- [SOURCE DATA]
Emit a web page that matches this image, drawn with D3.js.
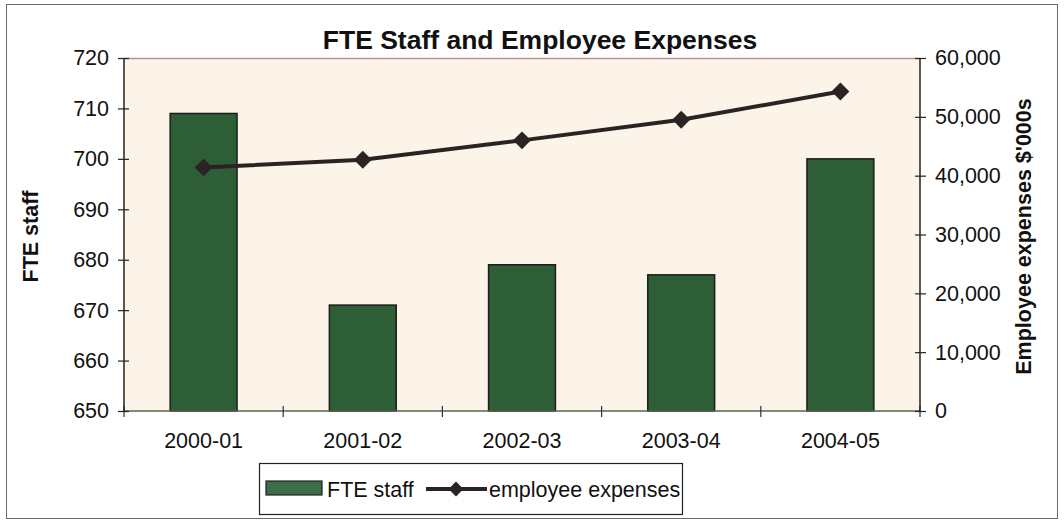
<!DOCTYPE html>
<html>
<head>
<meta charset="utf-8">
<script src="https://cdn.jsdelivr.net/npm/d3@7"></script>
<style>
  html, body { margin: 0; padding: 0; background: #ffffff; }
  svg { display: block; }
  text { font-family: "Liberation Sans", Arial, sans-serif; fill: #111; }
</style>
</head>
<body>
<svg id="chart" width="1064" height="522"></svg>
<script>
// Financial years shown along the bottom
const categories = ["2000-01", "2001-02", "2002-03", "2003-04", "2004-05"];
// Full-time-equivalent staff (left axis)
const fteStaff = [709, 671, 679, 677, 700];
// Employee expenses in $'000s (right axis)
const employeeExpenses = [41400, 42700, 46000, 49500, 54300];
// Tick values for both value axes
const leftTicks = [650, 660, 670, 680, 690, 700, 710, 720];
const rightTicks = [0, 10000, 20000, 30000, 40000, 50000, 60000];

const svg = d3.select("#chart");
const plot = { left: 124, right: 920, top: 58, bottom: 411 };
const FONT = "Liberation Sans, Arial, sans-serif";

const x = d3.scaleBand().domain(categories).range([plot.left, plot.right]).padding(0);
const yLeft = d3.scaleLinear().domain([650, 720]).range([plot.bottom, plot.top]);
const yRight = d3.scaleLinear().domain([0, 60000]).range([plot.bottom, plot.top]);

// Outer frame
svg.append("rect")
  .attr("x", 6.5).attr("y", 4.5).attr("width", 1051).attr("height", 514)
  .attr("fill", "none").attr("stroke", "#6a6a6a").attr("stroke-width", 1);

// Plot background
svg.append("rect")
  .attr("x", plot.left).attr("y", plot.top)
  .attr("width", plot.right - plot.left).attr("height", plot.bottom - plot.top)
  .attr("fill", "#fcf4e8");
svg.append("line")
  .attr("x1", plot.left).attr("x2", plot.right)
  .attr("y1", plot.top + 0.5).attr("y2", plot.top + 0.5)
  .attr("stroke", "#b99090").attr("stroke-width", 1.5);

// Title
svg.append("text")
  .attr("x", 540).attr("y", 49)
  .attr("text-anchor", "middle")
  .attr("font-size", 26.5).attr("font-weight", "bold")
  .text("FTE Staff and Employee Expenses");

// Bars
const barW = x.bandwidth() * 0.42;
svg.append("g").selectAll("rect")
  .data(categories.map((c, i) => ({ c, v: fteStaff[i] })))
  .join("rect")
  .attr("x", d => x(d.c) + (x.bandwidth() - barW) / 2)
  .attr("y", d => yLeft(d.v))
  .attr("width", barW)
  .attr("height", d => yLeft(650) - yLeft(d.v))
  .attr("fill", "#2d5e35")
  .attr("stroke", "#1c1c1c")
  .attr("stroke-width", 1.5);

// Bottom axis line and category ticks between bands
svg.append("line")
  .attr("x1", plot.left).attr("x2", plot.right)
  .attr("y1", plot.bottom).attr("y2", plot.bottom)
  .attr("stroke", "#556655").attr("stroke-width", 1.5);
const boundaries = categories.map(c => x(c)).concat([x(categories[categories.length - 1]) + x.bandwidth()]);
svg.append("g").selectAll("line")
  .data(boundaries)
  .join("line")
  .attr("x1", d => d).attr("x2", d => d)
  .attr("y1", plot.bottom - 5).attr("y2", plot.bottom + 6)
  .attr("stroke", "#333").attr("stroke-width", 1.2);

const xAxis = svg.append("g")
  .attr("transform", `translate(0,${plot.bottom})`)
  .call(d3.axisBottom(x).tickSize(0).tickPadding(22));
xAxis.select(".domain").remove();
xAxis.selectAll("text").attr("font-size", 21.5).attr("font-family", FONT).attr("fill", "#111");

// Left axis
const leftAxis = svg.append("g")
  .attr("transform", `translate(${plot.left},0)`)
  .call(d3.axisLeft(yLeft).tickValues(leftTicks).tickSize(6).tickPadding(9));
leftAxis.select(".domain").attr("stroke", "#222").attr("stroke-width", 1.5).attr("d", `M0,${plot.top}V${plot.bottom}`);
leftAxis.selectAll(".tick line").attr("x1", 5).attr("stroke", "#222").attr("stroke-width", 1.2);
leftAxis.selectAll("text").attr("font-size", 21.5).attr("font-family", FONT).attr("fill", "#111");

// Right axis
const rightAxis = svg.append("g")
  .attr("transform", `translate(${plot.right},0)`)
  .call(d3.axisRight(yRight).tickValues(rightTicks).tickSize(6).tickPadding(9).tickFormat(d3.format(",")));
rightAxis.select(".domain").attr("stroke", "#222").attr("stroke-width", 1.5).attr("d", `M0,${plot.top}V${plot.bottom}`);
rightAxis.selectAll(".tick line").attr("x1", -5).attr("stroke", "#222").attr("stroke-width", 1.2);
rightAxis.selectAll("text").attr("font-size", 21.5).attr("font-family", FONT).attr("fill", "#111");

// Axis titles
svg.append("text")
  .attr("transform", `translate(38,${(plot.top + plot.bottom) / 2 + 2}) rotate(-90)`)
  .attr("text-anchor", "middle")
  .attr("font-size", 21.5).attr("font-weight", "bold")
  .text("FTE staff");
svg.append("text")
  .attr("transform", `translate(1031,${(plot.top + plot.bottom) / 2 + 2}) rotate(-90)`)
  .attr("text-anchor", "middle")
  .attr("font-size", 21.5).attr("font-weight", "bold")
  .text("Employee expenses $'000s");

// Expenses line with diamond markers
const linePts = categories.map((c, i) => ({ c, v: employeeExpenses[i] }));
const line = d3.line()
  .x(d => x(d.c) + x.bandwidth() / 2)
  .y(d => yRight(d.v));
svg.append("path")
  .datum(linePts)
  .attr("d", line)
  .attr("fill", "none")
  .attr("stroke", "#2b2323")
  .attr("stroke-width", 4);
svg.append("g").selectAll("path")
  .data(linePts)
  .join("path")
  .attr("transform", d => `translate(${x(d.c) + x.bandwidth() / 2},${yRight(d.v)}) rotate(45)`)
  .attr("d", d3.symbol().type(d3.symbolSquare).size(160))
  .attr("fill", "#2b2323");

// Legend
const lg = svg.append("g");
lg.append("rect")
  .attr("x", 259.5).attr("y", 463.5).attr("width", 423).attr("height", 51)
  .attr("fill", "#ffffff").attr("stroke", "#222").attr("stroke-width", 1.2);
lg.append("rect")
  .attr("x", 266).attr("y", 481).attr("width", 56).attr("height", 14)
  .attr("fill", "#3a6e48").attr("stroke", "#222").attr("stroke-width", 1.2);
lg.append("text")
  .attr("x", 327).attr("y", 497)
  .attr("font-size", 21.5)
  .text("FTE staff");
lg.append("line")
  .attr("x1", 426).attr("x2", 487).attr("y1", 489).attr("y2", 489)
  .attr("stroke", "#2b2323").attr("stroke-width", 4);
lg.append("path")
  .attr("transform", "translate(456,489) rotate(45)")
  .attr("d", d3.symbol().type(d3.symbolSquare).size(110))
  .attr("fill", "#2b2323");
lg.append("text")
  .attr("x", 489).attr("y", 497)
  .attr("font-size", 21.5)
  .text("employee expenses");
</script>
</body>
</html>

- [PROBLEM DESCRIPTION] Copy out the data above exactly, except the pictures.

- [FINISHED ANSWER]
Emit a web page that matches this image, drawn with D3.js.
<!DOCTYPE html>
<html>
<head>
<meta charset="utf-8">
<script src="https://cdn.jsdelivr.net/npm/d3@7"></script>
<style>
  html, body { margin: 0; padding: 0; background: #ffffff; }
  svg { display: block; }
  text { font-family: "Liberation Sans", Arial, sans-serif; fill: #111; }
</style>
</head>
<body>
<svg id="chart" width="1064" height="522"></svg>
<script>
// Financial years shown along the bottom
const categories = ["2000-01", "2001-02", "2002-03", "2003-04", "2004-05"];
// Full-time-equivalent staff (left axis)
const fteStaff = [709, 671, 679, 677, 700];
// Employee expenses in $'000s (right axis)
const employeeExpenses = [41400, 42700, 46000, 49500, 54300];
// Tick values for both value axes
const leftTicks = [650, 660, 670, 680, 690, 700, 710, 720];
const rightTicks = [0, 10000, 20000, 30000, 40000, 50000, 60000];

const svg = d3.select("#chart");
const plot = { left: 124, right: 920, top: 58, bottom: 411 };
const FONT = "Liberation Sans, Arial, sans-serif";

const x = d3.scaleBand().domain(categories).range([plot.left, plot.right]).padding(0);
const yLeft = d3.scaleLinear().domain([650, 720]).range([plot.bottom, plot.top]);
const yRight = d3.scaleLinear().domain([0, 60000]).range([plot.bottom, plot.top]);

// Outer frame
svg.append("rect")
  .attr("x", 6.5).attr("y", 4.5).attr("width", 1051).attr("height", 514)
  .attr("fill", "none").attr("stroke", "#6a6a6a").attr("stroke-width", 1);

// Plot background
svg.append("rect")
  .attr("x", plot.left).attr("y", plot.top)
  .attr("width", plot.right - plot.left).attr("height", plot.bottom - plot.top)
  .attr("fill", "#fcf4e8");
svg.append("line")
  .attr("x1", plot.left).attr("x2", plot.right)
  .attr("y1", plot.top + 0.5).attr("y2", plot.top + 0.5)
  .attr("stroke", "#b99090").attr("stroke-width", 1.5);

// Title
svg.append("text")
  .attr("x", 540).attr("y", 49)
  .attr("text-anchor", "middle")
  .attr("font-size", 26.5).attr("font-weight", "bold")
  .text("FTE Staff and Employee Expenses");

// Bars
const barW = x.bandwidth() * 0.42;
svg.append("g").selectAll("rect")
  .data(categories.map((c, i) => ({ c, v: fteStaff[i] })))
  .join("rect")
  .attr("x", d => x(d.c) + (x.bandwidth() - barW) / 2)
  .attr("y", d => yLeft(d.v))
  .attr("width", barW)
  .attr("height", d => yLeft(650) - yLeft(d.v))
  .attr("fill", "#2d5e35")
  .attr("stroke", "#1c1c1c")
  .attr("stroke-width", 1.5);

// Bottom axis line and category ticks between bands
svg.append("line")
  .attr("x1", plot.left).attr("x2", plot.right)
  .attr("y1", plot.bottom).attr("y2", plot.bottom)
  .attr("stroke", "#556655").attr("stroke-width", 1.5);
const boundaries = categories.map(c => x(c)).concat([x(categories[categories.length - 1]) + x.bandwidth()]);
svg.append("g").selectAll("line")
  .data(boundaries)
  .join("line")
  .attr("x1", d => d).attr("x2", d => d)
  .attr("y1", plot.bottom - 5).attr("y2", plot.bottom + 6)
  .attr("stroke", "#333").attr("stroke-width", 1.2);

const xAxis = svg.append("g")
  .attr("transform", `translate(0,${plot.bottom})`)
  .call(d3.axisBottom(x).tickSize(0).tickPadding(22));
xAxis.select(".domain").remove();
xAxis.selectAll("text").attr("font-size", 21.5).attr("font-family", FONT).attr("fill", "#111");

// Left axis
const leftAxis = svg.append("g")
  .attr("transform", `translate(${plot.left},0)`)
  .call(d3.axisLeft(yLeft).tickValues(leftTicks).tickSize(6).tickPadding(9));
leftAxis.select(".domain").attr("stroke", "#222").attr("stroke-width", 1.5).attr("d", `M0,${plot.top}V${plot.bottom}`);
leftAxis.selectAll(".tick line").attr("x1", 5).attr("stroke", "#222").attr("stroke-width", 1.2);
leftAxis.selectAll("text").attr("font-size", 21.5).attr("font-family", FONT).attr("fill", "#111");

// Right axis
const rightAxis = svg.append("g")
  .attr("transform", `translate(${plot.right},0)`)
  .call(d3.axisRight(yRight).tickValues(rightTicks).tickSize(6).tickPadding(9).tickFormat(d3.format(",")));
rightAxis.select(".domain").attr("stroke", "#222").attr("stroke-width", 1.5).attr("d", `M0,${plot.top}V${plot.bottom}`);
rightAxis.selectAll(".tick line").attr("x1", -5).attr("stroke", "#222").attr("stroke-width", 1.2);
rightAxis.selectAll("text").attr("font-size", 21.5).attr("font-family", FONT).attr("fill", "#111");

// Axis titles
svg.append("text")
  .attr("transform", `translate(38,${(plot.top + plot.bottom) / 2 + 2}) rotate(-90)`)
  .attr("text-anchor", "middle")
  .attr("font-size", 21.5).attr("font-weight", "bold")
  .text("FTE staff");
svg.append("text")
  .attr("transform", `translate(1031,${(plot.top + plot.bottom) / 2 + 2}) rotate(-90)`)
  .attr("text-anchor", "middle")
  .attr("font-size", 21.5).attr("font-weight", "bold")
  .text("Employee expenses $'000s");

// Expenses line with diamond markers
const linePts = categories.map((c, i) => ({ c, v: employeeExpenses[i] }));
const line = d3.line()
  .x(d => x(d.c) + x.bandwidth() / 2)
  .y(d => yRight(d.v));
svg.append("path")
  .datum(linePts)
  .attr("d", line)
  .attr("fill", "none")
  .attr("stroke", "#2b2323")
  .attr("stroke-width", 4);
svg.append("g").selectAll("path")
  .data(linePts)
  .join("path")
  .attr("transform", d => `translate(${x(d.c) + x.bandwidth() / 2},${yRight(d.v)}) rotate(45)`)
  .attr("d", d3.symbol().type(d3.symbolSquare).size(160))
  .attr("fill", "#2b2323");

// Legend
const lg = svg.append("g");
lg.append("rect")
  .attr("x", 259.5).attr("y", 463.5).attr("width", 423).attr("height", 51)
  .attr("fill", "#ffffff").attr("stroke", "#222").attr("stroke-width", 1.2);
lg.append("rect")
  .attr("x", 266).attr("y", 481).attr("width", 56).attr("height", 14)
  .attr("fill", "#3a6e48").attr("stroke", "#222").attr("stroke-width", 1.2);
lg.append("text")
  .attr("x", 327).attr("y", 497)
  .attr("font-size", 21.5)
  .text("FTE staff");
lg.append("line")
  .attr("x1", 426).attr("x2", 487).attr("y1", 489).attr("y2", 489)
  .attr("stroke", "#2b2323").attr("stroke-width", 4);
lg.append("path")
  .attr("transform", "translate(456,489) rotate(45)")
  .attr("d", d3.symbol().type(d3.symbolSquare).size(110))
  .attr("fill", "#2b2323");
lg.append("text")
  .attr("x", 489).attr("y", 497)
  .attr("font-size", 21.5)
  .text("employee expenses");
</script>
</body>
</html>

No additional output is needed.